According to Carragher, the new blood test will be ‘truly game-changing’ in the fight against dementia.
The charities’ joint project aims to make them available on the NHS in five years’ time. Even without new medications, blood tests would help speed up the diagnostic process, which can be drawn out and painful for patients and their families. In some cases, it can take up to four years.
Tara Spire-Jones is group leader at the UK Dementia Research Institute. As we spoke to her over the phone from her lab at the University of Edinburgh, she was seated at a microscope where she had been examining the brain of someone who had died of Alzheimer’s.
A key sticking point for Spire-Jones is funding. ‘We’ve been chronically underfunded compared to other critical conditions like cancer,’ she says. ‘The microscope I’m using now costs at least £350,000.’

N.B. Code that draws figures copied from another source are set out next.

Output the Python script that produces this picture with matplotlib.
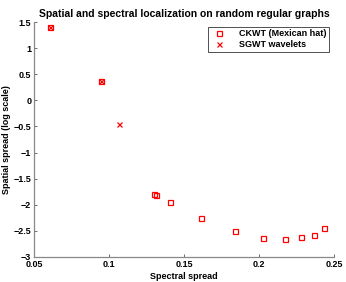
import matplotlib
matplotlib.use("Agg")
import matplotlib.pyplot as plt

ckwt_x = [0.0605, 0.0945, 0.130, 0.1315, 0.141, 0.1616, 0.1843, 0.203, 0.2174, 0.228, 0.2367, 0.2436]
ckwt_y = [1.41, 0.375, -1.79, -1.81, -1.95, -2.25, -2.51, -2.63, -2.65, -2.62, -2.57, -2.44]
sgwt_x = [0.0605, 0.0945, 0.107]
sgwt_y = [1.41, 0.375, -0.458]

xticks = [0.05, 0.1, 0.15, 0.2, 0.25]
xticklabels = ["0.05", "0.1", "0.15", "0.2", "0.25"]
yticks = [-3, -2.5, -2, -1.5, -1, -0.5, 0, 0.5, 1, 1.5]
yticklabels = ["\u22123", "\u22122.5", "\u22122", "\u22121.5", "\u22121", "\u22120.5", "0", "0.5", "1", "1.5"]

plt.rcParams['font.family'] = ['Liberation Sans', 'DejaVu Sans']
fig = plt.figure(figsize=(3.46, 2.82), dpi=100)
ax = fig.add_axes([0.0983, 0.0887, 0.8667, 0.833])

ax.plot(ckwt_x, ckwt_y, linestyle='none', marker='s', markersize=3.6,
        markerfacecolor='none', markeredgecolor='#ff0000', markeredgewidth=0.9,
        label='CKWT (Mexican hat)')
ax.plot(sgwt_x, sgwt_y, linestyle='none', marker='x', markersize=3.6,
        color='#ff0000', markeredgewidth=0.9, label='SGWT wavelets')

ax.set_xlim(0.05, 0.25)
ax.set_ylim(-3, 1.5)
ax.set_xticks(xticks)
ax.set_xticklabels(xticklabels, fontsize=6.5, fontweight='bold')
ax.set_yticks(yticks)
ax.set_yticklabels(yticklabels, fontsize=6.5, fontweight='bold')
ax.tick_params(direction='in', length=2.5, width=0.6, color='#555555', pad=2)
for s in ['top', 'right']:
    ax.spines[s].set_visible(False)
for s in ['left', 'bottom']:
    ax.spines[s].set_color('#888888')
    ax.spines[s].set_linewidth(0.9)

ax.set_xlabel('Spectral spread', fontsize=6.5, fontweight='bold', labelpad=2)
ax.set_ylabel('Spatial spread (log scale)', fontsize=6.5, fontweight='bold', labelpad=2)
ax.set_title('Spatial and spectral localization on random regular graphs',
             fontsize=7.5, fontweight='bold', pad=4)

leg = ax.legend(loc='upper right', fontsize=6.5, frameon=True, fancybox=False,
                borderpad=0.3, handletextpad=1.2, labelspacing=0.2,
                bbox_to_anchor=(1.0, 1.0), prop={'weight': 'bold', 'size': 6.5})
leg.get_frame().set_edgecolor('black')
leg.get_frame().set_linewidth(0.6)

fig.savefig('out.png', dpi=100)
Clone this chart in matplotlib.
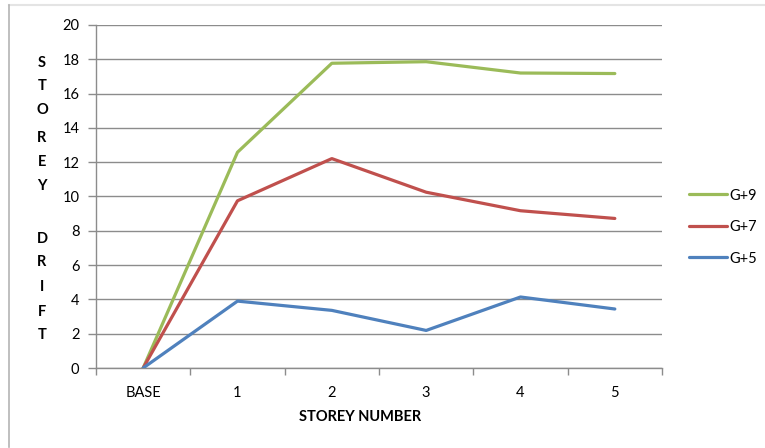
import matplotlib
matplotlib.use("Agg")
import matplotlib.pyplot as plt
from matplotlib.lines import Line2D

# Storey drift per storey for the three building heights
storeys = ["BASE", "1", "2", "3", "4", "5"]
drift_g9 = [0.0, 12.58, 17.77, 17.86, 17.20, 17.17]
drift_g7 = [0.0, 9.75, 12.21, 10.25, 9.17, 8.72]
drift_g5 = [0.0, 3.90, 3.36, 2.19, 4.14, 3.44]
series_names = ["G+9", "G+7", "G+5"]
y_ticks = [0, 2, 4, 6, 8, 10, 12, 14, 16, 18, 20]
y_title = "STOREY DRIFT"

plt.rcParams["font.family"] = ["Lato", "DejaVu Sans"]

W, H = 765, 448
fig = plt.figure(figsize=(W / 100, H / 100), dpi=100)
fig.patch.set_facecolor("white")

# Outer chart frame (top and left edges)
fig.add_artist(Line2D([8.5 / W, 1.0], [1 - 5.5 / H, 1 - 5.5 / H],
                      transform=fig.transFigure, color="#e4e4e4", lw=1.5))
fig.add_artist(Line2D([8.5 / W, 8.5 / W], [1 - 5.5 / H, 1 - 447 / H],
                      transform=fig.transFigure, color="#b4b4b4", lw=1.2))

left, right, top, bottom = 96, 662, 25, 368
ax = fig.add_axes([left / W, 1 - bottom / H, (right - left) / W, (bottom - top) / H])

x = list(range(len(storeys)))
colors = {"G+9": "#9BBB59", "G+7": "#C0504D", "G+5": "#4F81BD"}
for name, vals in zip(series_names, [drift_g9, drift_g7, drift_g5]):
    ax.plot(x, vals, color=colors[name], lw=2.3, solid_capstyle="round",
            solid_joinstyle="round", label=name, zorder=3)

ax.set_xlim(-0.5, len(storeys) - 0.5)
ax.set_ylim(0, 20)
ax.set_yticks(y_ticks)
ax.set_yticklabels([str(v) for v in y_ticks])
ax.yaxis.grid(True, color="#8c8c8c", lw=1.0)
ax.set_axisbelow(True)

# Category labels centred between the tick marks
ax.set_xticks(x)
ax.set_xticklabels(storeys)
ax.set_xticks([i - 0.5 for i in range(len(storeys) + 1)], minor=True)
ax.tick_params(axis="x", which="major", length=0, pad=13, labelsize=10.5, colors="#000000")
ax.tick_params(axis="x", which="minor", length=5, width=1, color="#8c8c8c", direction="out")
ax.tick_params(axis="y", length=6, width=1, color="#8c8c8c", direction="out",
               pad=6, labelsize=10.5, labelcolor="#000000")

for side in ["top", "right"]:
    ax.spines[side].set_visible(False)
for side in ["left", "bottom"]:
    ax.spines[side].set_color("#8c8c8c")
    ax.spines[side].set_linewidth(1.0)

# Vertical stacked axis title, one letter per row
letter_rows = [62.7, 85.5, 110.5, 137.5, 162.5, 186.5, None, 239, 261.7, 286.7, 311.5, 335]
for ch, row in zip(y_title, letter_rows):
    if ch.strip():
        fig.text(42 / W, 1 - row / H, ch, ha="center", va="center",
                 fontsize=10.5, fontweight="bold")

fig.text(360 / W, 1 - 417 / H, "STOREY NUMBER", ha="center", va="center",
         fontsize=10.5, fontweight="bold")

# Legend on the right
leg = fig.legend(loc="center left", bbox_to_anchor=(683 / W, 1 - 227 / H),
                 frameon=False, fontsize=10.5, handlelength=2.6, handletextpad=0.15,
                 labelspacing=1.2, borderaxespad=0)

fig.savefig("out.png", dpi=100)
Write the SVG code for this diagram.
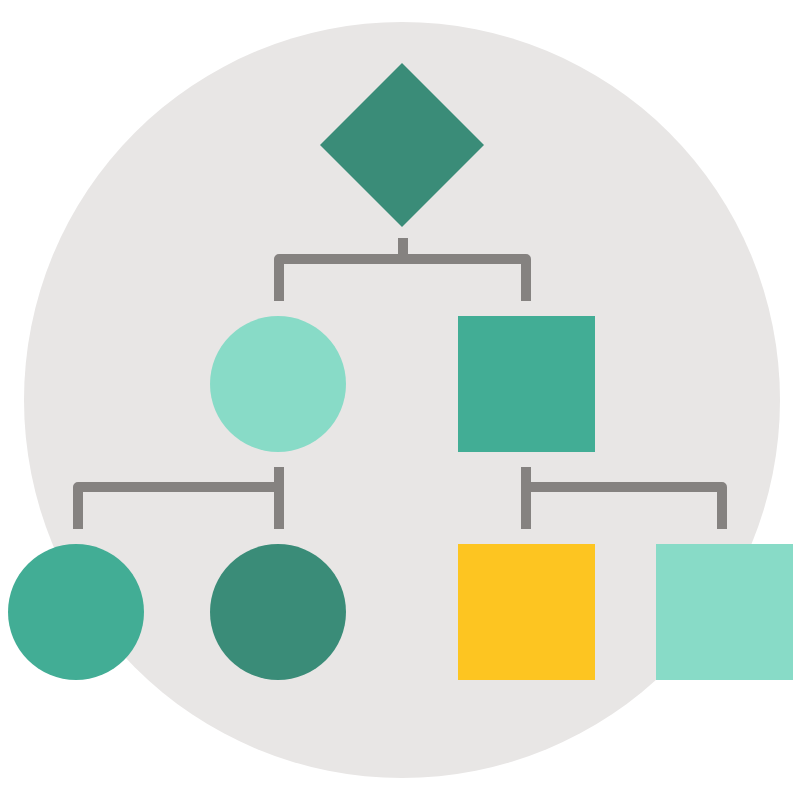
<svg xmlns="http://www.w3.org/2000/svg" width="800" height="800" viewBox="0 0 800 800">
<style>
.conn{fill:none;stroke:#858280;stroke-width:10;stroke-linejoin:round;stroke-linecap:butt}
.dark{fill:#3a8c78}
.mid{fill:#42ad95}
.light{fill:#88dbc7}
.yellow{fill:#fdc521}
</style>
<rect width="800" height="800" fill="#ffffff"/>
<circle cx="402" cy="400" r="378" fill="#e8e6e5"/>
<g id="connectors">
<path class="conn" d="M403 238 V259"/>
<path class="conn" d="M279 301 V259 H526 V301"/>
<path class="conn" d="M78 529 V487 H279"/>
<path class="conn" d="M279 467 V529"/>
<path class="conn" d="M526 467 V529"/>
<path class="conn" d="M526 487 H722 V529"/>
</g>
<g id="diamond"><polygon class="dark" points="402,63 484,145 402,227 320,145"/></g>
<g id="circle-top"><circle class="light" cx="278" cy="384" r="68"/></g>
<g id="square-top"><rect class="mid" x="458" y="316" width="137" height="136"/></g>
<g id="circle-left"><circle class="mid" cx="76" cy="612" r="68"/></g>
<g id="circle-mid"><circle class="dark" cx="278" cy="612" r="68"/></g>
<g id="square-yellow"><rect class="yellow" x="458" y="544" width="137" height="136"/></g>
<g id="square-right"><rect class="light" x="656" y="544" width="137" height="136"/></g>
</svg>
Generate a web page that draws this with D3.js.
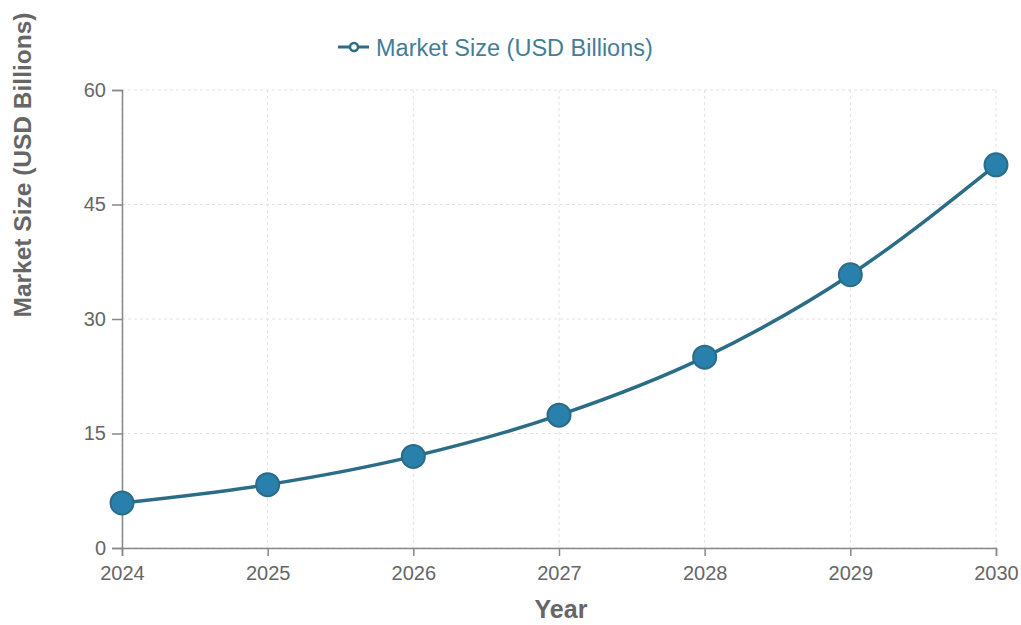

If more funding goes towards cancer research, the field can pay scientists more, meaning they’re more likely to choose jobs in this area over dementia research.
We asked Spire-Jones if there will ever be an overall cure for dementia. ‘Without a crystal ball, you can never tell,’ she says. ‘But I’m optimistic.’
Spire-Jones believes scientists could prevent Alzheimer’s altogether – drugs that could do this are in clinical trials already – but it could take a long time for them to become available. ‘From discovering amyloids were a factor to getting the first drug licensed took 30 years,’ she said.